In the wake of his arrival, Rosales slowly began to rediscover the form that had made him an unthinkably good bargain in 2011. Johnson, too, was making a habit of converting those chances, and generally working himself up into Mexico-beating form, in his own complicated way, as ego and insecurity wrestled for attention in his mind in recent weeks. His recent “pay me” goal celebration possibly reflected the salary disparity of Dempsey earning a $5 million annual contract while he was on a base salary of $150,000. But it also reflected that E.J. had been producing, and that after the strange parallel partnership he’d experienced with Montero (both players scored goals, both played on the same team, neither seemed to score because of anything the other one did), he was, and now knew himself to be, someone the attack was built round.

Dempsey wasn’t even on the field for much of Friday’s game. He and Johnson started on the bench after their midweek international exertions — Martins and Neagle scored the goals. When Dempsey and Johnson came on as subs, midway through the second half, with the game at 2-0, it almost seemed like gloating to have all four main strikers on the field at once. There will be issues down the line for Sigi Schmid in this regard (how do you justify dropping the less-recognized Neagle for one of his more celebrated striking peers, for example, on current form?), though they’re hardly the sort of problems that will keep him awake at night.

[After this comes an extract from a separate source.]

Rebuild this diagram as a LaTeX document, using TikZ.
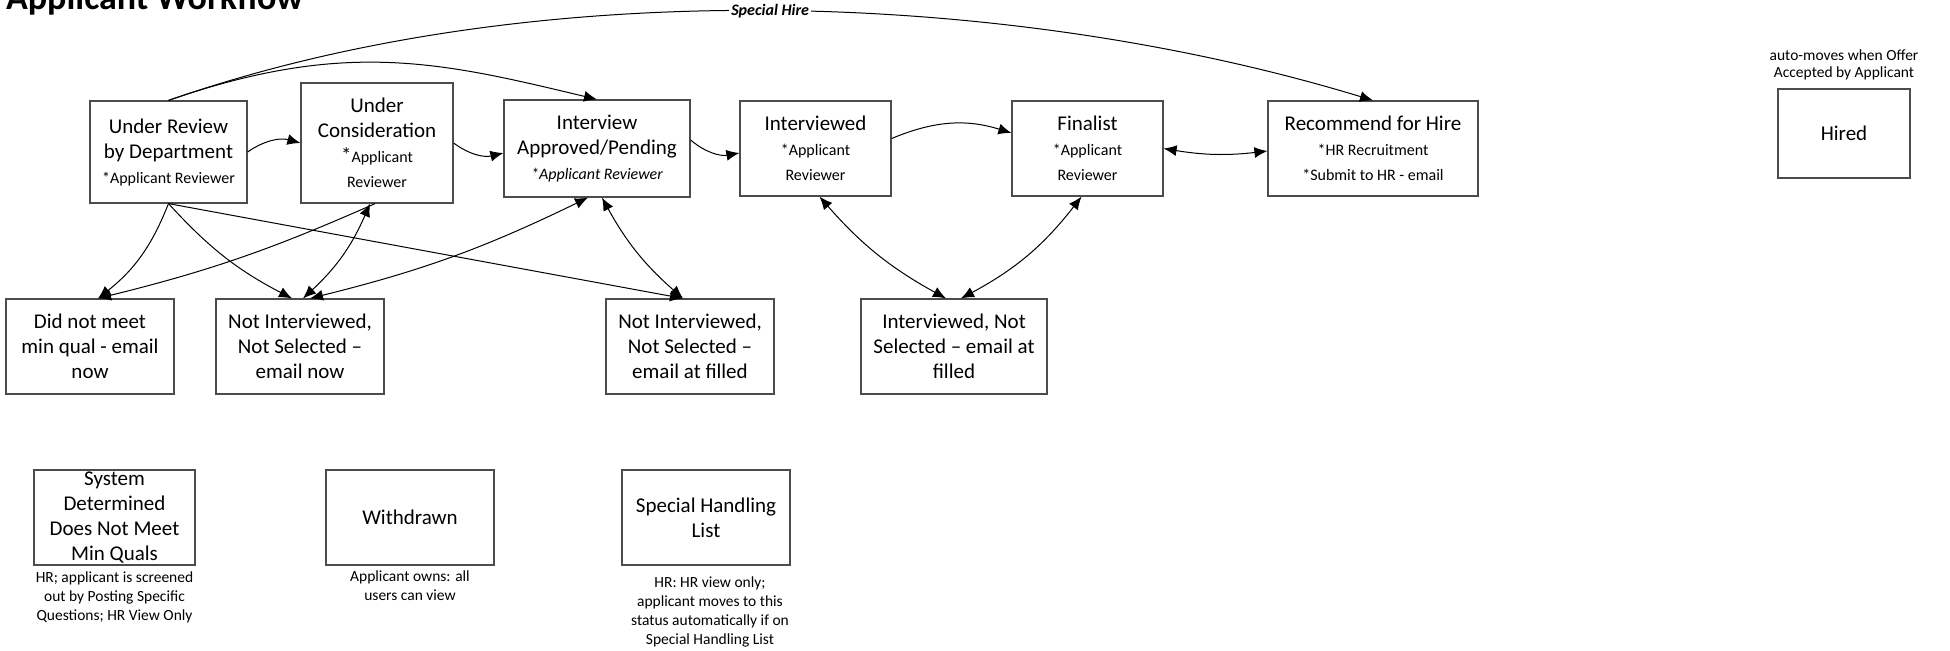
\documentclass[tikz,border=0pt]{standalone}
\usepackage{fontspec}
\setmainfont{Carlito}
\usetikzlibrary{arrows.meta, positioning}

\tikzset{
  state/.style={draw=black!70, line width=0.6pt, align=center, inner sep=0pt,
    font=\fontsize{10.5}{12.5}\selectfont},
  note/.style={align=center, inner sep=0pt, font=\fontsize{7.75}{9.5}\selectfont},
  hire/.style={fill=white, inner sep=1pt, font=\fontsize{8}{9}\selectfont\bfseries\itshape},
  link/.style={->, line width=0.5pt},
}
\newcommand{\who}[1]{{\fontsize{8}{12.5}\selectfont #1}}

\begin{document}
\begin{tikzpicture}[x=0.5pt, y=0.5pt, >={Latex[length=6.5pt,width=5.5pt]}]
  \useasboundingbox (0,0) rectangle (1950,-650);
  \clip (0,0) rectangle (1950,-650);

  \node[anchor=base west, font=\fontsize{18}{20}\selectfont\bfseries] (title) at (-1,-9) {Applicant Workflow};

  % top row
  \node[state, minimum width=78.5pt, minimum height=51pt] (ur) at (168.5,-152)
    {Under Review\\by Department\\\who{*Applicant Reviewer}};
  \node[state, minimum width=76pt, minimum height=60pt] (uc) at (377,-143)
    {Under\\Consideration\\*\who{Applicant}\\\who{Reviewer}};
  \node[state, minimum width=93pt, minimum height=48.5pt] (ia) at (597,-148.5)
    {Interview\\Approved/Pending\\\who{\itshape *Applicant Reviewer}};
  \node[state, minimum width=75.5pt, minimum height=47.5pt] (iv) at (815.5,-148.5)
    {Interviewed\\\who{*Applicant}\\\who{Reviewer}};
  \node[state, minimum width=75.5pt, minimum height=47.5pt] (fin) at (1087.5,-148.5)
    {Finalist\\\who{*Applicant}\\\who{Reviewer}};
  \node[state, minimum width=105pt, minimum height=47.5pt] (rec) at (1373,-148.5)
    {Recommend for Hire\\\who{*HR Recruitment}\\\who{*Submit to HR - email}};
  \node[state, minimum width=66pt, minimum height=44.5pt] (hired) at (1844,-133.5) {Hired};
  \node[note, font=\fontsize{7.75}{8.5}\selectfont, above=4pt of hired] (hirednote)
    {auto-moves when Offer\\Accepted by Applicant};

  % rejection row
  \node[state, minimum width=84pt, minimum height=47.5pt] (dnm) at (90,-346.5)
    {Did not meet\\min qual - email\\now};
  \node[state, minimum width=84pt, minimum height=47.5pt] (nin) at (300,-346.5)
    {Not Interviewed,\\Not Selected --\\email now};
  \node[state, minimum width=84pt, minimum height=47.5pt] (nif) at (690,-346.5)
    {Not Interviewed,\\Not Selected --\\email at filled};
  \node[state, minimum width=93pt, minimum height=47.5pt] (ins) at (954,-346.5)
    {Interviewed, Not\\Selected -- email at\\filled};

  % other statuses
  \node[state, minimum width=80.5pt, minimum height=47.5pt] (sys) at (114.5,-517.5)
    {System\\Determined\\Does Not Meet\\Min Quals};
  \node[note, below=3pt of sys] (sysnote)
    {HR; applicant is screened\\out by Posting Specific\\Questions; HR View Only};
  \node[state, minimum width=84pt, minimum height=47.5pt] (wd) at (410,-517.5) {Withdrawn};
  \node[note, below=2.5pt of wd] (wdnote) {Applicant owns: all\\users can view};
  \node[state, minimum width=84pt, minimum height=47.5pt] (shl) at (706,-517.5)
    {Special Handling\\List};
  \node[note, below=5.5pt of shl, xshift=2pt] (shlnote)
    {HR: HR view only;\\applicant moves to this\\status automatically if on\\Special Handling List};

  % forward moves
  \draw[link] (ur.east) to[bend left=25] (uc.west);
  \draw[link] (uc.east) to[bend right=25] ([yshift=-2.25pt]ia.west);
  \draw[link] ([yshift=4.25pt]ia.east) to[bend right=25] ([yshift=-2.25pt]iv.west);
  \draw[link] ([yshift=5pt]iv.east) to[bend left=20] ([yshift=7.75pt]fin.west);
  \draw[link, <->] (fin.east) to[bend right=8] ([yshift=-1.25pt]rec.west);
  \draw[link] (ur.north) .. controls (345,-39) and (441,-62) .. (ia.north);
  \draw[link] (ur.north) .. controls (533,27) and (1007,11) .. (rec.north)
    node[hire, pos=0.5] {Special Hire};

  % moves down
  \draw[link] (ur.south) to[bend left=15] ([xshift=4pt]dnm.north);
  \draw[link] (ur.south) to[bend right=10] ([xshift=-4pt]nin.north);
  \draw[link] (ur.south) -- ([xshift=-3.5pt]nif.north);
  \draw[link] ([xshift=-1pt]uc.south) to[bend left=5] ([xshift=4pt]dnm.north);
  \draw[link, <->] ([xshift=1.5pt]nin.north) to[bend right=12] ([xshift=-3.5pt]uc.south);
  \draw[link, <->] ([xshift=5pt]nin.north) to[bend right=6] ([xshift=-4.5pt]ia.south);
  \draw[link, <->] ([xshift=2.5pt]ia.south) to[bend right=10] ([xshift=-3.5pt]nif.north);
  \draw[link, <->] ([xshift=2pt]iv.south) to[bend right=10] ([xshift=-4pt]ins.north);
  \draw[link, <->] ([xshift=-3pt]fin.south) to[bend left=12] ([xshift=3.5pt]ins.north);
\end{tikzpicture}
\end{document}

It’s going to make for a fascinating run-in for the Sounders. As per the above, let’s not focus unduly on what headlines Dempsey might write in that regard. In the fashion of nearly all DP’s who arrive from Europe midway through an MLS season, there’s enough evidence to suggest that we should expect anything Dempsey does between now and the end of the season on the field to be a bonus. By that reckoning, we won’t see some of his more tangible worth to the Sounders until next season.

But just by dint of filling that third DP slot in a way that makes him the definitive face of the Sounders project going forward, Dempsey may have settled a lot of the existential uncertainty the Sounders had been feeling this season, post-Montero. Their many fans demand success, and perhaps feel that where the mercurial Montero failed to shoulder those demands, Dempsey is made of sterner stuff. Whether true or not, the sight of him being fitted for that mantle has freed up others to play without fear. The Dempsey Sounders look like they expect to win.

This comes with a caveat: A season of underwhelming form doesn’t disappear overnight. The Sounders have looked ponderous during stretches of their last nine games, and the RSL game rather bucked the trend for a run where they have had to force ways to win off set pieces and own goals. But they’ve done so in the belief that goals would come, and they did, and where the Salt Lake game was consistent with most of those last nine games was the result. Eight wins in nine tells its own story. As does the fact that the Sounders are now top of the standings. The Sounders road form could yet undo them for the Shield, but in the playoffs, as I and 60,000 others might now feel more comfortable in saying, anything could happen.